Imagine printing a token out of thin air in a premine and then acting like burning a small fraction of the premine is bullish. This is the ultimate expression of a toxic introverted token burn. That "money" that was created from the inside was never going to extract any real value. These premines are big enough to crash the token to zero a hundred times over. This is the simple nature of liquidity and spot price as they relate to near infinite stacks of counterfeit tokens sitting on the sidelines. It's insulting on multiple levels.
Such disruption much innovation
The ultimate problem with crypto is that it's not innovative. How do we know it's not innovative? Because the greedy people marketing it are telling us it's innovative and solves a problem. They don't care about making something amazing; they care about getting rich. This is true at least 90% of the time. Let's be honest it's higher than 90% but I'm being nice and conservative.
Even in the case of the product being actually valid and having a sustainable use-case, there are still a million ways for the thing to fail. The smartest dev can still be terrible with money. Those are completely different skills. You give them $20M to build the thing and they go out the next day and buy a lambo with the money. We see this play out over and over again, not just in crypto but any hype cycle like the Dot Com bubble.
Focus on Supply vs Demand
The ultimate problem here is that creating actual demand for a thing is very hard while reducing supply (or faking it) is much easier. To increase demand for something means it has an actual use-case and an actual reason for more users from the outside to join the new community. This is very difficult to achieve, so most of the ideas people come up with revolve around lowering the supply or creating a deflationary system with the expectation that this is how economies operate. And yet thousands of years of economic history tell us that deflation is the worst thing an economy could possibly experience. It's a tricky thing to navigate especially with Bitcoin going up in value exponentially for over a decade. That's how broken the current system is. BTC can move up exponentially even though the way that it works is very far from ideal.

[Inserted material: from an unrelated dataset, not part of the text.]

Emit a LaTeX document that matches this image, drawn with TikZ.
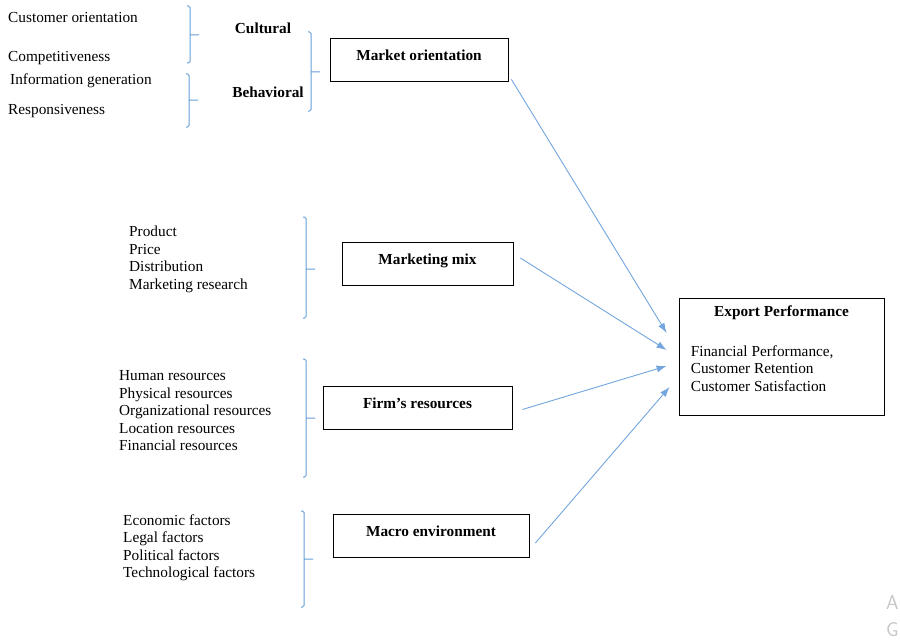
\documentclass[tikz,border=0pt]{standalone}
\usepackage{fontspec}
\setmainfont{Liberation Serif}
\usetikzlibrary{arrows.meta}
\definecolor{braceblue}{RGB}{100,160,215}
\definecolor{arrowblue}{RGB}{115,165,222}
\begin{document}
\begin{tikzpicture}[x=1pt,y=-1pt,
	every node/.style={inner sep=0pt,font=\fontsize{15.3}{17.5}\selectfont},
	item/.style={anchor=west,align=left},
	group/.style={font=\fontsize{15.3}{17.5}\selectfont\bfseries},
	factor/.style={draw,line width=0.8pt,text height=22pt,text depth=21pt,
		font=\fontsize{15.3}{17.5}\selectfont\bfseries},
	brace/.style={draw=braceblue,line width=1pt,rounded corners=1.5pt},
	link/.style={draw=arrowblue,line width=0.9pt,-{Latex[length=10pt,width=7pt]}}]
\useasboundingbox (0,0) rectangle (900,642);

% market orientation items
\node[item] (co) at (8,18) {Customer orientation};
\node[item] (cp) at (8,58) {Competitiveness};
\node[item] (ig) at (10,81) {Information generation};
\node[item] (rs) at (8,111) {Responsiveness};
\node[group] (cul) at (263,28) {Cultural};
\node[group] (beh) at (268,92) {Behavioral};

% braces
\foreach \x/\t/\b/\m in {190/6/63/35, 189/74/127/100, 311/32/111/72,
		306/217/318/269, 306/359/477/418, 304/511/607/559}
	\draw[brace] (\x-3,\t) -- (\x,\t) -- (\x,\b) -- (\x-3,\b) (\x,\m) -- (\x+9,\m);

% factors
\node[factor,minimum width=178pt] (mo) at (419,59.5) {Market orientation};
\node[factor,minimum width=171pt] (mm) at (427.5,264) {Marketing mix};
\node[factor,minimum width=189pt] (fr) at (417.5,407.5) {Firm’s resources};
\node[factor,minimum width=196pt] (me) at (431,536) {Macro environment};

\node[item] (mml) at (129,259.5) {Product\\Price\\Distribution\\Marketing research};
\node[item] (frl) at (119,411) {Human resources\\Physical resources\\Organizational resources\\Location resources\\Financial resources};
\node[item] (mel) at (123,548) {Economic factors\\Legal factors\\Political factors\\Technological factors};

% export performance
\node[draw,line width=0.8pt,minimum width=205pt,minimum height=117pt] (ep) at (781.5,356.5) {};
\node[group] (ept) at ([yshift=-15pt]ep.north) {Export Performance};
\node[item] (epl) at ([xshift=12pt,yshift=-12pt]ep.west) {Financial Performance,\\Customer Retention\\Customer Satisfaction};

% links
\draw[link] ([xshift=3pt,yshift=2pt]mo.south east) -- ([xshift=-12pt,yshift=23.5pt]ep.west);
\draw[link] ([xshift=7pt,yshift=6pt]mm.east) -- ([xshift=-12pt,yshift=6.5pt]ep.west);
\draw[link] ([xshift=10pt,yshift=-2pt]fr.east) -- ([xshift=-12pt,yshift=-9.5pt]ep.west);
\draw[link] ([xshift=6pt,yshift=-7pt]me.east) -- ([xshift=-9pt,yshift=-30.5pt]ep.west);

% watermark
\node[anchor=west,text=black!22,font=\sffamily\fontsize{20}{20}\selectfont] (wa) at (886,603) {A};
\node[anchor=west,text=black!22,font=\sffamily\fontsize{20}{20}\selectfont] (wg) at (886,630) {G};
\end{tikzpicture}
\end{document}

Supply and demand are linked
When people pitch ideas to lower supply: they very rarely consider that they are also lowering demand. Emissions exist to incentivize the current infrastructure. If we take incentives away then the infrastructure goes away. Inflation is an investment, and if that investment is a good investment then it more than pays for itself. Just because removing it creates less tokens doesn't imply that the network will gain value. It can just as easily backfire into oblivion and cascade outwardly into a rippling effect of no-confidence from the current userbase. Everything is connected.
Conversely, printing more money will increase the spot value of the token if that investment is sound. This is a simple truth that I don't see anyone in crypto talking about. All I hear is the same repetitive brainwashing that tells us that 21M is the ultimate system and any token with an uncapped supply is doomed to bleed out to zero. That's not how it works but that's where current consensus stands across the board. They are wrong, and they double and triple down on being wrong every time Bitcoin breaks a new all time high. After all: they can afford to be wrong when they get paid to be wrong. It won't last forever.
Extroverted token burns
The best possible outcome for token burns is to get attention from outside the network. Meaning if we want to burn Hive we don't want diehard Hive users to be destroying those tokens. What we actually want is people holding BTC or USDT to notice us within the attention economy, trade their BTC/USDT for Hive on the open market, push up the price, and then burn the Hive so it never gets dumped on the market again. This is the way.
I say these things because the other day I was thinking about the tokenomics for my own system and realize that getting people on Hive to burn their assets is not good. If I leverage my reputation on Hive and get people who trust me to take their Hive and burn it... that means all the people on Hive who trust me the most are going to lose governance power and bandwidth on the main chain. All this would happen without Hive price even going up. That's a terrible terrible outcome. Just sayin.
Conclusion
The only way for number to go up is to get attention from the outside or to build real value from the inside. Both of these avenues are difficult paths to walk down. Nobody said solving problems was easy. If it was someone would have solved it already.
Everything is connected, including extroverted and introverted liquidity. Reducing outflows with introversion will push the price up even if inflows stay exactly the same. It's not the ideal scenario as this isn't real growth, but it would make number go up.
However, what we really need to avoid is thinking that burning tokens that were never going to be dumped is bullish. If tokens were never going to be dumped, burning them does nothing. It's complete vapor. In fact, it's potentially toxic if the users are destroying their own governance power on the main chain and centralizing the distribution. The goal should always be to decentralize distribution, and token burns are very rarely ever going to achieve that in any meaningful way unless they are set up in a very clever way.